-- Task statement --
Stop after the line containing "color=otop,bottom color=obot,minimum width=161pt,minimum": print each line exactly from the first line of the listing up to that point.

-- Recorded data --
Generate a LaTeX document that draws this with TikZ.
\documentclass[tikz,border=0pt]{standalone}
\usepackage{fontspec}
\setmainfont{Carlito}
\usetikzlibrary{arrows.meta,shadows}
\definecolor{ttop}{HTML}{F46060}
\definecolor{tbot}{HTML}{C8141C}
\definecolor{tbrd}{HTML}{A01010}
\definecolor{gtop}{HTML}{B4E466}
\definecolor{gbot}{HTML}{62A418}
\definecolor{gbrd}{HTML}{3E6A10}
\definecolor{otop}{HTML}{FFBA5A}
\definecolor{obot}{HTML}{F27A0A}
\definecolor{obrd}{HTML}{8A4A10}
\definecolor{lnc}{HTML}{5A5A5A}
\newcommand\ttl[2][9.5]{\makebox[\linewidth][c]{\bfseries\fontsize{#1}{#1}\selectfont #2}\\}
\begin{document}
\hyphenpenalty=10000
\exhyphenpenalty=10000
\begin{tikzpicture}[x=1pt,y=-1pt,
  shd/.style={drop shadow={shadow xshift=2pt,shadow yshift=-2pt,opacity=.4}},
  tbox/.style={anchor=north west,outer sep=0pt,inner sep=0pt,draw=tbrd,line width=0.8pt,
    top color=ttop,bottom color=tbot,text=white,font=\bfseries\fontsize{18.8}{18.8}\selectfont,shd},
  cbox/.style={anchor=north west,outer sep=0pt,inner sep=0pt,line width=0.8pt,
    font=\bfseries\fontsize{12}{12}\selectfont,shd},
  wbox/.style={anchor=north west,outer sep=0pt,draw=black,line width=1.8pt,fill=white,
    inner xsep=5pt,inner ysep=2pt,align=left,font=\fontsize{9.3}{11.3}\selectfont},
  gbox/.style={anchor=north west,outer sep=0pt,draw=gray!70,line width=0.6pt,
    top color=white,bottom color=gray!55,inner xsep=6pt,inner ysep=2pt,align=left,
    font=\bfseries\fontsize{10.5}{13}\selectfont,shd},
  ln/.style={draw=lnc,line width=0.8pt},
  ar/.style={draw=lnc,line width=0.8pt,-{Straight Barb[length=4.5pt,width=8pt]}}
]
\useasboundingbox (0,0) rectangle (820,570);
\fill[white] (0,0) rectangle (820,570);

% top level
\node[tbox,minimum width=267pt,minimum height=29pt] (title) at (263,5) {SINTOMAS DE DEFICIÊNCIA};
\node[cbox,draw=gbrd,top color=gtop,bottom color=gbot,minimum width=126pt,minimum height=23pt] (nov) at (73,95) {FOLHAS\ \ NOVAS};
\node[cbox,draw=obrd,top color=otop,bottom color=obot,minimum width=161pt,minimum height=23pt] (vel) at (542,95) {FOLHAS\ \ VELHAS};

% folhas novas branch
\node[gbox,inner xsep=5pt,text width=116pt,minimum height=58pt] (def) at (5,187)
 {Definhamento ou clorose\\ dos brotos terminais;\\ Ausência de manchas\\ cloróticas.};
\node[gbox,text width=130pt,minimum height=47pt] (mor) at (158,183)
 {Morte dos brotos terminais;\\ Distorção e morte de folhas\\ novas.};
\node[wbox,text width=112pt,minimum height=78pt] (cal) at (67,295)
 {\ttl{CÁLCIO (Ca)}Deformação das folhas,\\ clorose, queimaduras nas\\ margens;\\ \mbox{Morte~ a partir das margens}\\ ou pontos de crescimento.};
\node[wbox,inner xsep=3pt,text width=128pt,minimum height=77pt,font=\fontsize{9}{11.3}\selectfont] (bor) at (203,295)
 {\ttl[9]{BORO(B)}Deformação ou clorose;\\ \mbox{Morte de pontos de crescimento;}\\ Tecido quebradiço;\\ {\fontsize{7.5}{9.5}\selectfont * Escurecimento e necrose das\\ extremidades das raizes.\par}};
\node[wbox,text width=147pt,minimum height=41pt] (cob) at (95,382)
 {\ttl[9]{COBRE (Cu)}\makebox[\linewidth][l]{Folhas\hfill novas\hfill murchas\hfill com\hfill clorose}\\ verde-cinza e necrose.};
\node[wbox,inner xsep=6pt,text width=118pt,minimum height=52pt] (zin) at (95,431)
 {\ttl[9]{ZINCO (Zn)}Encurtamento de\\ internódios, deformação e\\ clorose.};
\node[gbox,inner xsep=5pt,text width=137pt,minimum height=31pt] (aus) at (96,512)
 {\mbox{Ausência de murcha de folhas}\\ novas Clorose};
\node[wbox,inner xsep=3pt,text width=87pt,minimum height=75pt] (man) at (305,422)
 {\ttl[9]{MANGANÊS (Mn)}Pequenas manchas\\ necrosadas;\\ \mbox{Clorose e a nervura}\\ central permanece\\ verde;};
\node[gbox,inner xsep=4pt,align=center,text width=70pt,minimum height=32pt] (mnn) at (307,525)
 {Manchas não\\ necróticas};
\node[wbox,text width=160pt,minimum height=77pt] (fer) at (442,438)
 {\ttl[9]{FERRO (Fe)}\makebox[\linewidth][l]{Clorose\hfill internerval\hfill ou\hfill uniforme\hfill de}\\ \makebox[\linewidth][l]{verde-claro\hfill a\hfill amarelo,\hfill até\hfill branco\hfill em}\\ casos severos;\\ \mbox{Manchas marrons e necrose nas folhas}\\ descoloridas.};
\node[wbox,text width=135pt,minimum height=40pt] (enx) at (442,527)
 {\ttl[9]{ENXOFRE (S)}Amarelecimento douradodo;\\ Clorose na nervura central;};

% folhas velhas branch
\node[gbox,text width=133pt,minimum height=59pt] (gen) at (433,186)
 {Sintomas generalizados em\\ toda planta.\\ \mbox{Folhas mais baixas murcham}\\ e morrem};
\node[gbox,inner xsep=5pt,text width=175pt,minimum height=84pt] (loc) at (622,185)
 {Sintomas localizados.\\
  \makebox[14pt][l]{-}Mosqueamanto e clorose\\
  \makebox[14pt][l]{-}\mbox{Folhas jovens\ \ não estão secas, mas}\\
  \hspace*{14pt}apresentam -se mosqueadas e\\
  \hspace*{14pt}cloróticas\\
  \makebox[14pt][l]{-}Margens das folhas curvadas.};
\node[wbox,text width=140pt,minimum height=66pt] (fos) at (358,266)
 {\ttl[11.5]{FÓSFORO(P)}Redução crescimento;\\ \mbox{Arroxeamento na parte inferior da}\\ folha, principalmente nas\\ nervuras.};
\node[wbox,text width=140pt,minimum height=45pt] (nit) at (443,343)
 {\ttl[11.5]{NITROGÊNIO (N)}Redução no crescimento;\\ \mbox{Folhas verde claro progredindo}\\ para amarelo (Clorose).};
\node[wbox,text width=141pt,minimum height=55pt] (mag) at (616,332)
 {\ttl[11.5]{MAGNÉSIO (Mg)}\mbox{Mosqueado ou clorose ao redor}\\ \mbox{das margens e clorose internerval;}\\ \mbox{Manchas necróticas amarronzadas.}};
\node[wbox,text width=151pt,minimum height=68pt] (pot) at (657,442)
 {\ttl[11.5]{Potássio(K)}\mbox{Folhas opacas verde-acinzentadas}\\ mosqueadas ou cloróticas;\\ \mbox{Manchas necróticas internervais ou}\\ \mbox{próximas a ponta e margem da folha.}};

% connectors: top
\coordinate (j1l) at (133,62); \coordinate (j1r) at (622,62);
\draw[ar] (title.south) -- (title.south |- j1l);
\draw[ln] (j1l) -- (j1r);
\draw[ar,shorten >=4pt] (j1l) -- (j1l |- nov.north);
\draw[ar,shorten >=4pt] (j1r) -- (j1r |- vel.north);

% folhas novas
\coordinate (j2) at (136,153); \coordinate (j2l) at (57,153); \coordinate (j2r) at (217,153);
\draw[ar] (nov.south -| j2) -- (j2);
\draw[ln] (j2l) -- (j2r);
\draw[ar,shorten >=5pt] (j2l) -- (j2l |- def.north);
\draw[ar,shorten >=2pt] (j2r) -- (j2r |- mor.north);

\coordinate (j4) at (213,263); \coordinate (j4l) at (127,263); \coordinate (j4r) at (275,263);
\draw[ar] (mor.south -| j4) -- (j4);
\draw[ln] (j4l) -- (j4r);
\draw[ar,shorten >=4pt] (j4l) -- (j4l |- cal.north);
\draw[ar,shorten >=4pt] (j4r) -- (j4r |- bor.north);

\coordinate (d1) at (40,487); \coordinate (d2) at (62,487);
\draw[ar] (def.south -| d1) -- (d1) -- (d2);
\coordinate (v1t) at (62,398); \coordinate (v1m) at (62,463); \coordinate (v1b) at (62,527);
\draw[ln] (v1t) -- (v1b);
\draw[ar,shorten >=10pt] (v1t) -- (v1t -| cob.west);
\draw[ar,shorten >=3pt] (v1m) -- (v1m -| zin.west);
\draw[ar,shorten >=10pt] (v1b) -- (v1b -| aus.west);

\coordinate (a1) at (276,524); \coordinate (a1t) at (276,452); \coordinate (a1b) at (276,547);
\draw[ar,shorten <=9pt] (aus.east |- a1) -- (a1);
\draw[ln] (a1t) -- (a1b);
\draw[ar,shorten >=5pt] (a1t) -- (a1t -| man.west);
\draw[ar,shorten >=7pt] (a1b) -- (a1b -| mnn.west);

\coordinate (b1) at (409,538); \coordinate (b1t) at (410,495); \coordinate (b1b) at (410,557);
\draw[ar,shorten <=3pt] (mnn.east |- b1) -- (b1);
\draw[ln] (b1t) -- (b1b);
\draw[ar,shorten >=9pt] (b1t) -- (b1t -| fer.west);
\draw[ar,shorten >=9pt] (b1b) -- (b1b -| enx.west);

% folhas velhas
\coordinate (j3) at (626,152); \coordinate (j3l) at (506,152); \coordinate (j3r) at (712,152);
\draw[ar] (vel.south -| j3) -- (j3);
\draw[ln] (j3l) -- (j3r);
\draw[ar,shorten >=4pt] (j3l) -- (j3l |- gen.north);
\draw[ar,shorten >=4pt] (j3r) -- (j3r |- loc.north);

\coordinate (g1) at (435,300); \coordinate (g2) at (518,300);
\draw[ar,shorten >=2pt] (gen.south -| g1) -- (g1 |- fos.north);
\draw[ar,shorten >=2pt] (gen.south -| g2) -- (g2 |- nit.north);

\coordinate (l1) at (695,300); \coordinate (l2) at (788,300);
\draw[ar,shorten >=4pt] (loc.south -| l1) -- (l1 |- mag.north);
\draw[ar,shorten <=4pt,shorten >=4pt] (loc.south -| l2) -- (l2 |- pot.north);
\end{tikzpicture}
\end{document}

-- Solution to this task --
Generate a LaTeX document that draws this with TikZ.
\documentclass[tikz,border=0pt]{standalone}
\usepackage{fontspec}
\setmainfont{Carlito}
\usetikzlibrary{arrows.meta,shadows}
\definecolor{ttop}{HTML}{F46060}
\definecolor{tbot}{HTML}{C8141C}
\definecolor{tbrd}{HTML}{A01010}
\definecolor{gtop}{HTML}{B4E466}
\definecolor{gbot}{HTML}{62A418}
\definecolor{gbrd}{HTML}{3E6A10}
\definecolor{otop}{HTML}{FFBA5A}
\definecolor{obot}{HTML}{F27A0A}
\definecolor{obrd}{HTML}{8A4A10}
\definecolor{lnc}{HTML}{5A5A5A}
\newcommand\ttl[2][9.5]{\makebox[\linewidth][c]{\bfseries\fontsize{#1}{#1}\selectfont #2}\\}
\begin{document}
\hyphenpenalty=10000
\exhyphenpenalty=10000
\begin{tikzpicture}[x=1pt,y=-1pt,
  shd/.style={drop shadow={shadow xshift=2pt,shadow yshift=-2pt,opacity=.4}},
  tbox/.style={anchor=north west,outer sep=0pt,inner sep=0pt,draw=tbrd,line width=0.8pt,
    top color=ttop,bottom color=tbot,text=white,font=\bfseries\fontsize{18.8}{18.8}\selectfont,shd},
  cbox/.style={anchor=north west,outer sep=0pt,inner sep=0pt,line width=0.8pt,
    font=\bfseries\fontsize{12}{12}\selectfont,shd},
  wbox/.style={anchor=north west,outer sep=0pt,draw=black,line width=1.8pt,fill=white,
    inner xsep=5pt,inner ysep=2pt,align=left,font=\fontsize{9.3}{11.3}\selectfont},
  gbox/.style={anchor=north west,outer sep=0pt,draw=gray!70,line width=0.6pt,
    top color=white,bottom color=gray!55,inner xsep=6pt,inner ysep=2pt,align=left,
    font=\bfseries\fontsize{10.5}{13}\selectfont,shd},
  ln/.style={draw=lnc,line width=0.8pt},
  ar/.style={draw=lnc,line width=0.8pt,-{Straight Barb[length=4.5pt,width=8pt]}}
]
\useasboundingbox (0,0) rectangle (820,570);
\fill[white] (0,0) rectangle (820,570);

% top level
\node[tbox,minimum width=267pt,minimum height=29pt] (title) at (263,5) {SINTOMAS DE DEFICIÊNCIA};
\node[cbox,draw=gbrd,top color=gtop,bottom color=gbot,minimum width=126pt,minimum height=23pt] (nov) at (73,95) {FOLHAS\ \ NOVAS};
\node[cbox,draw=obrd,top color=otop,bottom color=obot,minimum width=161pt,minimum height=23pt] (vel) at (542,95) {FOLHAS\ \ VELHAS};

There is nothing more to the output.